Turkey’s Central Bank will release its annualised inflation data for February today; analysts expect a very slight dip from 20%
Turkey’s Central Bank will release its annualised inflation data for February today; analysts expect a very slight dip from 20% to 19.9%
The fallout of the 2018 currency crisis continues with shortages in basic drugs such as insulin, blood pressure medication and antibiotics. Price freezes announced in February 2018 were designed to keep pharmaceuticals at the equivalent of 15% of the Euro exchange rate for 1 Turkish Lira. By mid-2018, pharmaceutical companies were reeling from the low prices they were being forced to accept—exacerbated by a 30% devaluation of the Lira, resulting in companies refusing to supply medicines or leaving the Turkish market altogether.
Expect these price freezes to continue despite massive lobbying by pharmaceutical companies because President Tayyip Erdogan’s main support base comes from lower working class voters who would be hit by high prices.

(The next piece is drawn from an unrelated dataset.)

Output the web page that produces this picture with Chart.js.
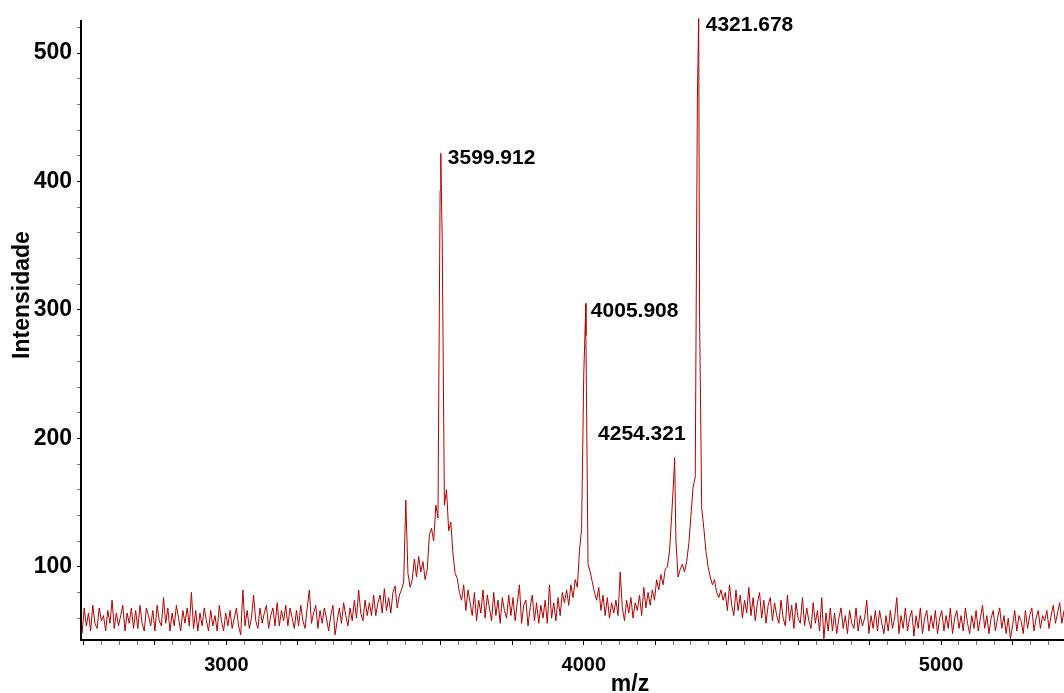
<!DOCTYPE html>
<html>
<head>
<meta charset="utf-8">
<script src="https://cdn.jsdelivr.net/npm/chart.js@4.4.1/dist/chart.umd.min.js"></script>
<style>
    html, body { margin: 0; padding: 0; background: #fff; }
    #spectrum { display: block; }
</style>
</head>
<body>
<canvas id="spectrum" width="1064" height="693"></canvas>
<script>
// MALDI spectrum, sampled every 6 Da from 2596 to 5344
const MZ_START = 2596;
const MZ_STEP = 6;
const intensity = [
    48, 68, 54, 64, 50, 70, 56, 52, 68, 58, 62, 50, 66, 56, 74, 52, 64, 54, 62, 70, 50, 64, 56, 68, 52,
    66, 52, 70, 56, 50, 68, 62, 54, 66, 50, 70, 58, 54, 76, 56, 68, 50, 64, 54, 70, 60, 50, 66, 56, 68,
    54, 80, 52, 66, 50, 64, 54, 68, 58, 50, 66, 54, 62, 50, 70, 58, 50, 64, 54, 66, 52, 60, 68, 54, 47,
    82, 54, 66, 52, 60, 78, 58, 52, 68, 56, 64, 70, 52, 62, 68, 54, 72, 54, 66, 58, 70, 54, 68, 60, 52,
    66, 54, 70, 58, 52, 68, 82, 56, 64, 70, 52, 66, 56, 68, 60, 50, 62, 70, 47, 58, 68, 56, 72, 62, 54,
    68, 58, 74, 60, 82, 64, 58, 74, 62, 72, 62, 78, 62, 72, 78, 64, 83, 66, 76, 64, 80, 85, 68, 78, 82,
    88, 152, 95, 84, 90, 106, 92, 108, 96, 104, 90, 98, 125, 130, 120, 148, 138, 393, 352, 148, 160, 128, 135, 110, 95,
    91, 80, 74, 86, 66, 82, 72, 62, 80, 58, 74, 64, 82, 60, 78, 68, 58, 80, 62, 74, 56, 76, 66, 60, 78,
    62, 76, 58, 72, 86, 56, 70, 74, 54, 68, 78, 58, 72, 56, 70, 60, 74, 56, 86, 60, 72, 58, 76, 62, 80,
    72, 82, 70, 86, 76, 90, 84, 112, 130, 250, 280, 102, 96, 88, 80, 74, 84, 66, 78, 62, 76, 60, 72, 64, 74,
    62, 96, 68, 58, 74, 64, 76, 60, 72, 66, 78, 62, 84, 68, 80, 70, 82, 74, 90, 82, 94, 86, 98, 100, 112,
    140, 170, 120, 92, 98, 102, 96, 104, 118, 140, 162, 170, 465, 300, 146, 130, 112, 100, 92, 86, 90, 80, 76, 82, 74,
    80, 66, 86, 70, 62, 82, 66, 78, 60, 74, 64, 84, 62, 76, 58, 72, 80, 60, 74, 56, 70, 76, 58, 72, 62,
    56, 74, 60, 54, 78, 58, 70, 52, 72, 60, 56, 76, 54, 68, 58, 52, 72, 56, 66, 50, 76, 44, 64, 50, 68,
    50, 64, 48, 60, 68, 52, 62, 48, 66, 56, 52, 68, 50, 62, 54, 60, 74, 48, 62, 52, 66, 50, 66, 56, 48,
    62, 50, 66, 52, 60, 76, 48, 62, 52, 68, 50, 60, 66, 46, 62, 52, 68, 48, 60, 66, 50, 62, 52, 66, 48,
    60, 66, 50, 62, 52, 68, 48, 60, 66, 52, 62, 50, 68, 56, 48, 62, 52, 66, 50, 60, 70, 52, 62, 48, 60,
    66, 50, 60, 68, 52, 62, 48, 60, 44, 54, 66, 50, 62, 58, 48, 66, 52, 62, 68, 50, 60, 66, 52, 62, 58,
    66, 52, 62, 70, 56, 64, 72, 56, 66
];

// labelled peaks (apex m/z and height)
const peakMz = [3599.912, 4005.908, 4254.321, 4321.678];
const peakInt = [422, 305, 185, 527];

const xTickLabels = [3000, 4000, 5000];
const yTickLabels = [100, 200, 300, 400, 500];

// where each peak label sits relative to its apex (px)
const labelOffset = [
    { dx: 7, dy: 5, align: 'left' },
    { dx: 5, dy: 8, align: 'left' },
    { dx: 11, dy: -23, align: 'right' },
    { dx: 7, dy: 7, align: 'left' }
];

const points = intensity.map((v, i) => ({ x: MZ_START + i * MZ_STEP, y: v }));
peakMz.forEach((mz, i) => points.push({ x: mz, y: peakInt[i] }));
points.sort((a, b) => a.x - b.x);

const FONT = '"Liberation Sans", Arial, sans-serif';

const textPlugin = {
    id: 'spectrumText',
    afterDraw(chart) {
        const ctx = chart.ctx;
        const xs = chart.scales.x, ys = chart.scales.y;
        ctx.save();
        ctx.fillStyle = '#000';
        ctx.font = 'bold 21px ' + FONT;
        ctx.textBaseline = 'middle';
        peakMz.forEach((mz, i) => {
            const o = labelOffset[i];
            ctx.textAlign = o.align;
            ctx.fillText(mz.toFixed(3), xs.getPixelForValue(mz) + o.dx, ys.getPixelForValue(peakInt[i]) + o.dy);
        });
        // axis titles
        ctx.font = 'bold 23px ' + FONT;
        ctx.textAlign = 'center';
        ctx.fillText('m/z', 630, 685);
        ctx.translate(23, 295);
        ctx.rotate(-Math.PI / 2);
        ctx.fillText('Intensidade', 0, 0);
        ctx.restore();
    }
};

function tickColor(major) {
    return ctx => (ctx.tick && ctx.tick.value % major === 0) ? '#000' : '#777';
}

new Chart(document.getElementById('spectrum'), {
    type: 'line',
    data: {
        datasets: [{
            data: points,
            borderColor: '#b40000',
            borderWidth: 1,
            pointRadius: 0,
            tension: 0,
            clip: false
        }]
    },
    options: {
        responsive: false,
        animation: false,
        parsing: false,
        layout: { padding: { top: 21, right: 0, left: 0, bottom: 0 } },
        plugins: { legend: { display: false }, tooltip: { enabled: false } },
        scales: {
            x: {
                type: 'linear',
                min: 2593,
                max: 5344,
                border: { color: '#000', width: 2 },
                grid: { drawOnChartArea: false, tickLength: 5, tickColor: tickColor(200) },
                afterBuildTicks: scale => {
                    const t = [];
                    for (let v = 2600; v <= 5300; v += 50) t.push({ value: v });
                    scale.ticks = t;
                },
                afterFit: scale => { scale.height = 53; },
                ticks: {
                    autoSkip: false,
                    maxRotation: 0,
                    padding: 8,
                    color: '#000',
                    font: { family: FONT, size: 20, weight: 'bold' },
                    callback: v => xTickLabels.includes(v) ? String(v) : ''
                }
            },
            y: {
                min: 43,
                max: 525,
                border: { color: '#000', width: 2 },
                grid: { drawOnChartArea: false, tickLength: 4, tickColor: tickColor(100) },
                afterBuildTicks: scale => {
                    const t = [];
                    for (let v = 60; v <= 520; v += 20) t.push({ value: v });
                    scale.ticks = t;
                },
                afterFit: scale => { scale.width = 81; },
                ticks: {
                    autoSkip: false,
                    padding: 5,
                    color: '#000',
                    font: { family: FONT, size: 23, weight: 'bold' },
                    callback: v => yTickLabels.includes(v) ? String(v) : ''
                }
            }
        }
    },
    plugins: [textPlugin]
});
</script>
</body>
</html>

He has recently promised inflation will be cut to 6-7%. This signals that Erdogan’s government will continue intervening directly into the economy to battle the effects of inflation.
However, this will likely drive investment out of the country with more pharmaceutical companies—reeling from price freezes—exiting the country. Ultimately, Erdogan’s voters will still be hit by way of drug shortages, encouraging the growth of illegal black markets to service the demand.